The Beauty of Delighting in God’s Word
Discover the meaning of Psalm 1 and how delighting in God's Word leads to spiritual growth. Learn to meditate like Christ and root your life in God's truth.

Psalm 1
Today's Scripture Passage
A Few Thoughts to Consider
What comes to mind when you think about God?
According to twentieth-century author and preacher A.W. Tozer, this is the most important question any person can answer. Do we think of a taskmaster? Do we envision someone who is disconnected from our ordinary affairs? Do we think of someone who should be eager to fulfill our demands?
The Book of Psalms helps shape our understanding of God like no other book in Scripture.

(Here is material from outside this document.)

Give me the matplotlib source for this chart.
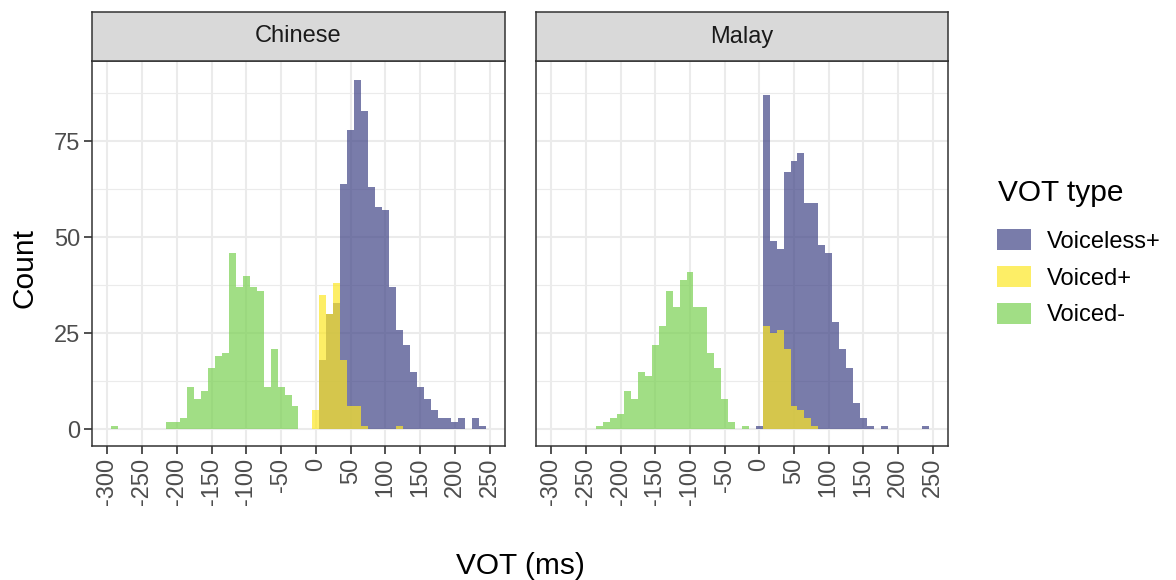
import matplotlib as mpl
import matplotlib.pyplot as plt
from matplotlib.patches import Patch

mpl.rcParams.update({
    "font.family": ["Liberation Sans", "DejaVu Sans"],
    "axes.linewidth": 1.1,
    "axes.edgecolor": "#333333",
})

# ---- data: histogram counts, bin centres in ms (binwidth 10) ----
chinese_voiceless_bins = [10, 20, 30, 40, 50, 60, 70, 80, 90, 100, 110, 120,
                          130, 140, 150, 160, 170, 180, 190, 200, 210, 220, 230, 240]
chinese_voiceless_counts = [18, 30, 33, 64, 78, 91, 83, 63, 58, 57, 37, 26,
                            22, 15, 11, 8, 5, 3, 3, 2, 3, 0, 3, 1]

chinese_voiced_bins = [0, 10, 20, 30, 40, 50, 60, 70, 120]
chinese_voiced_counts = [5, 35, 30, 38, 18, 6, 6, 1, 1]

chinese_prevoiced_bins = [-290, -210, -200, -190, -180, -170, -160, -150, -140, -130,
                          -120, -110, -100, -90, -80, -70, -60, -50, -40, -30]
chinese_prevoiced_counts = [1, 2, 2, 3, 11, 8, 10, 16, 19, 20,
                            46, 37, 40, 37, 36, 11, 21, 11, 9, 6]

malay_voiceless_bins = [0, 10, 20, 30, 40, 50, 60, 70, 80, 90, 100, 110,
                        120, 130, 140, 150, 160, 180, 240]
malay_voiceless_counts = [1, 87, 49, 47, 67, 70, 72, 59, 59, 48, 46, 28,
                          21, 16, 7, 3, 1, 1, 1]

malay_voiced_bins = [10, 20, 30, 40, 50, 60, 70, 80]
malay_voiced_counts = [27, 25, 26, 21, 6, 5, 3, 1]

malay_prevoiced_bins = [-230, -220, -210, -200, -190, -180, -170, -160, -150, -140,
                        -130, -120, -110, -100, -90, -80, -70, -60, -50, -40, -20]
malay_prevoiced_counts = [1, 2, 3, 4, 10, 8, 15, 14, 22, 27,
                          36, 32, 39, 41, 32, 32, 20, 16, 8, 2, 1]

vot_types = ["Voiceless+", "Voiced+", "Voiced-"]
vot_colors = ["#414487", "#FDE725", "#7AD151"]
x_breaks = list(range(-300, 251, 50))
y_breaks = [0, 25, 50, 75]
y_minor = [12.5, 37.5, 62.5, 87.5]

W, H = 1176, 580
fig = plt.figure(figsize=(W / 100, H / 100), dpi=100)


def px_rect(x0, y0, x1, y1):
    return [x0 / W, 1 - y1 / H, (x1 - x0) / W, (y1 - y0) / H]


def draw_panel(rect, strip_rect, name, series, show_y):
    ax = fig.add_axes(rect)
    ax.set_facecolor("white")
    for xb in x_breaks:
        ax.axvline(xb, color="#EBEBEB", lw=1.5, zorder=0)
    for yb in y_breaks:
        ax.axhline(yb, color="#EBEBEB", lw=1.5, zorder=0)
    for yb in y_minor:
        ax.axhline(yb, color="#EBEBEB", lw=0.8, zorder=0)

    for (bins, counts), color in zip(series, vot_colors):
        ax.bar(bins, counts, width=10, color=color, alpha=0.7,
               linewidth=0, zorder=2)

    ax.set_xlim(-322, 272)
    ax.set_ylim(-4.3, 95.9)
    ax.set_xticks(x_breaks)
    ax.set_xticklabels([str(v) for v in x_breaks], rotation=90)
    ax.tick_params(axis="both", length=5.5, width=1.2, color="#333333",
                   labelsize=17, labelcolor="#4D4D4D", pad=3)
    if show_y:
        ax.set_yticks(y_breaks)
        ax.set_yticklabels([str(v) for v in y_breaks])
    else:
        ax.set_yticks([])
    for sp in ax.spines.values():
        sp.set_zorder(5)

    sx = fig.add_axes(strip_rect)
    sx.set_facecolor("#D9D9D9")
    sx.set_xticks([])
    sx.set_yticks([])
    sx.text(0.5, 0.5, name, ha="center", va="center", fontsize=17,
            color="#1A1A1A", transform=sx.transAxes)
    return ax


draw_panel(px_rect(92, 61, 505, 446), px_rect(92, 12, 505, 61), "Chinese",
           [(chinese_voiceless_bins, chinese_voiceless_counts),
            (chinese_voiced_bins, chinese_voiced_counts),
            (chinese_prevoiced_bins, chinese_prevoiced_counts)], True)
draw_panel(px_rect(536, 61, 948, 446), px_rect(536, 12, 948, 61), "Malay",
           [(malay_voiceless_bins, malay_voiceless_counts),
            (malay_voiced_bins, malay_voiced_counts),
            (malay_prevoiced_bins, malay_prevoiced_counts)], False)

fig.text(25 / W, 1 - 268 / H, "Count", rotation=90, ha="center", va="center",
         fontsize=21.5)
fig.text(520 / W, 1 - 566 / H, "VOT (ms)", ha="center", va="center",
         fontsize=21.5)

# legend title drawn separately so the gap to the keys can be matched
fig.text(998 / W, 1 - 193 / H, "VOT type", ha="left", va="center",
         fontsize=21.5)
handles = [Patch(facecolor=c, alpha=0.7, edgecolor="none") for c in vot_colors]
fig.legend(handles=handles, labels=vot_types,
           loc="upper left", bbox_to_anchor=(997 / W, 1 - 229 / H),
           frameon=False, fontsize=17,
           handlelength=1.44, handleheight=1.0, handletextpad=0.68,
           labelspacing=0.56, borderpad=0, borderaxespad=0)

fig.savefig("out.png", dpi=100)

And in Psalm 1, the psalmist writes:
1 How happy is the one who does not
walk in the advice of the wicked
or stand in the pathway with sinners
or sit in the company of mockers!
2 Instead, his delight is in the Lord’s instruction,
and he meditates on it day and night.
3 He is like a tree planted beside flowing streams[a]
that bears its fruit in its season,
and its leaf does not wither.
Whatever he does prospers.
4 The wicked are not like this;
instead, they are like chaff that the wind blows away.
5 Therefore the wicked will not stand up in the judgment,
nor sinners in the assembly of the righteous.
6 For the Lord watches over the way of the righteous,
but the way of the wicked leads to ruin.
Basil the Great said, “Like the foundation in a house, the keel in a ship and the heart in a body, so is [Psalm 1 as a] brief introduction to the whole structure of the Psalms.” And we could add, the whole Bible. As commentator Gerald Wilson notes, “The verb hgh (“meditates”) is onomatopoeic in that it imitates the sound of low voices murmuring or muttering as one reads Scripture in a low undertone.”
So the imagery is that we pick up God’s Word, find our enjoyment in the being of God revealed, and mumble these thoughts aloud. While some are quick to meditate on negativity, the follower of Christ sets her eyes on God.
The words of the Torah were everything to the Jewish people. They revealed what God expected of his people and how he wanted them to live. And the great sin of God’s people throughout history has been their propensity to forget. But by delighting, we are saying our highest fulfillment and enjoyment comes from this relationship. No earthly delight can compare.